The worst is over, says Vinod Rai, about public sector banks’ bad loans. The first chairman of the Bank Board Bureau, which the Modi government created in March to deal with consolidation of banks and their top level appointments, says the process started with the State Bank of India’s merger with some of its associates will resume in six to eight months, once the bad loan picture is clearer. And he will make sure no jobs are lost. Excerpts:
The State Bank of India’s merger with some of its associate banks is going through. What next?
SBI was a low-hanging fruit. Banks are engaged with stressed assets, so to make them consolidate right now may not be advisable. That’s a decision we have taken. We would rather have the stressed-assets issue resolved, and then slowly get into consolidation. It may take six to eight months.

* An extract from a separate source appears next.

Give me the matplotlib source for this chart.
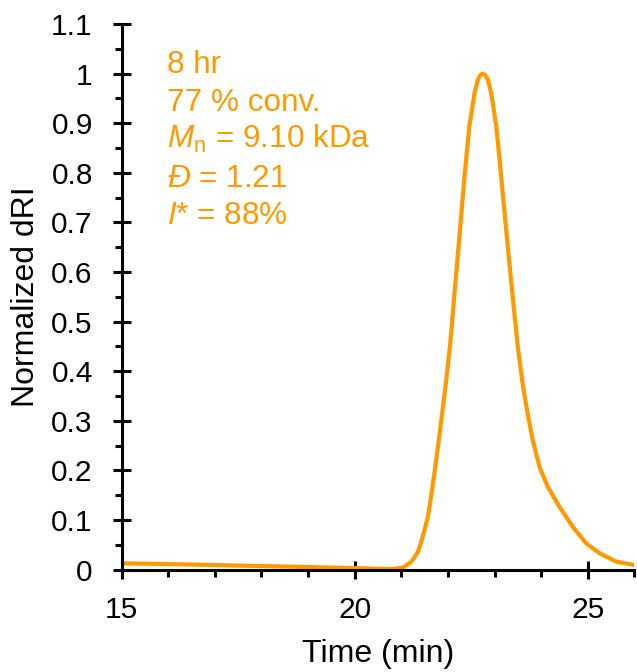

The Reserve Bank of India has said the bad loan situation will get worse before it gets better.
I believe the worst is behind us. Some more might emerge, but not very large. We are done with creation of bad loans as well as with recognising them. So I think the worst is over.
There is a perception that Raghuram Rajan’s exit from the Reserve Bank will take the spotlight off bad loans.
I don’t think so. Transparency has become dominant. The public sector banks themselves, a body like ours, and the media have started asking the right questions. These things will come out in the public domain. I don’t think you can brush them under the carpet anymore. You can try to camouflage the [bad loans in your] balance sheets for six months, a quarter, two quarters, but then it has to burst into your face.
Rajan has said that a three-year term for the RBI governor is too short.
It’s always good to have longer tenures. We are also looking at ensuring five-year terms for bank MDs, so that there is continuity. The CAG has a six-year term, the CVC four years. We are also looking to ensure that PSU bank MDs are appointed at the age of 54 or 55, so they get a longer tenure. So I am not saying five years or four.
What would be an optimum number of state-owned banks to have, after consolidation?
That’s very difficult to say, though six is a number that is talked about. We definitely don’t want 27 to 28 banks. But it’s not easy to make public sector banks disappear. For example, regional issues will come up. We have to see banks can be merged. Some may have a branch network in the south, some in the north. In certain case, it may be good to merge two banks with a lot of branches in, say, Mumbai. We will have to see how they complement each other. It’s easier to merge banks that are headquartered in the same region.
But why make the SBI, already the biggest, even bigger through consolidation?
Consolidation does not necessarily mean that you tie up two small banks with a large one. In fact I would not advise that right now. The large banks today are also vulnerable in terms of balance sheets and health.
How will regional issues play a role?
In the case of public sector banks, you can’t overlook the regional issues. A realistic stand has to be taken. In a merger, the joint balance sheets will have to be evaluated.
Project Indradhanush, announced last year, was to rope in private sector talent at the top positions in state-owned banks.
What the government announced earlier was that six of the larger banks will be considered for recruitment from the private sector. But we don’t have vacancies in the large banks, and we cannot send somebody home. So we are looking at taking non-executive chairmen, or maybe non-executive directors, from the private sector, but not a chairman and managing director. There is no vacancy for CMDs.
The top slot in the SBI will also fall vacant soon. Why not open it to the private sector?
For the SBI’s top job, we will not be looking at anybody from the outside. The talent within the SBI is very good. There is no need to look out. The SBI’s recruitment, training, skill sets, upgrading of skills are very good.
Is a ‘bad bank’ on the cards, which will house all the bad loans?
I won’t say whether it is on the cards or off the cards. We need to see what has been our experience with the ARCs (asset reconstruction companies, which the bad bank is meant to be). We have 14 ARCs. How many issues have they been able to resolve? So suddenly to set up one more and transfer all the bad assets into it... Do we have the appetite, capital, or skills? We are still debating.
How will the recapitalisation amount for banks be decided?
Recapitalising would be like a black hole, it will disappear. So we want them to clean up their balance sheets and then recapitalise them. We may also go in for rights issues. Many banks are trading below their book values. The shareholders may be interested in buying more shares, which will come cheap, and in a year or two the banks’ market value will go up with recapitalisation.
How will you address the issues relating to pay packages?
In a public sector setup, the fixed part is the major part and it is very difficult for us to tamper with the fixed part. But we are looking at ways to increase the variable part, maybe through ESOPs, bonuses, or more performance-linked incentives. Maybe some other perks can be offered. In a few months, we will come out with something on this.
How will you handle the opposition from the unions in consolidating banks?
Why should the unions be against it? Some of the smaller banks are weak and you need to recapitalise them every year. Where is the money? It is in the interest of the unions to have large and strong banks.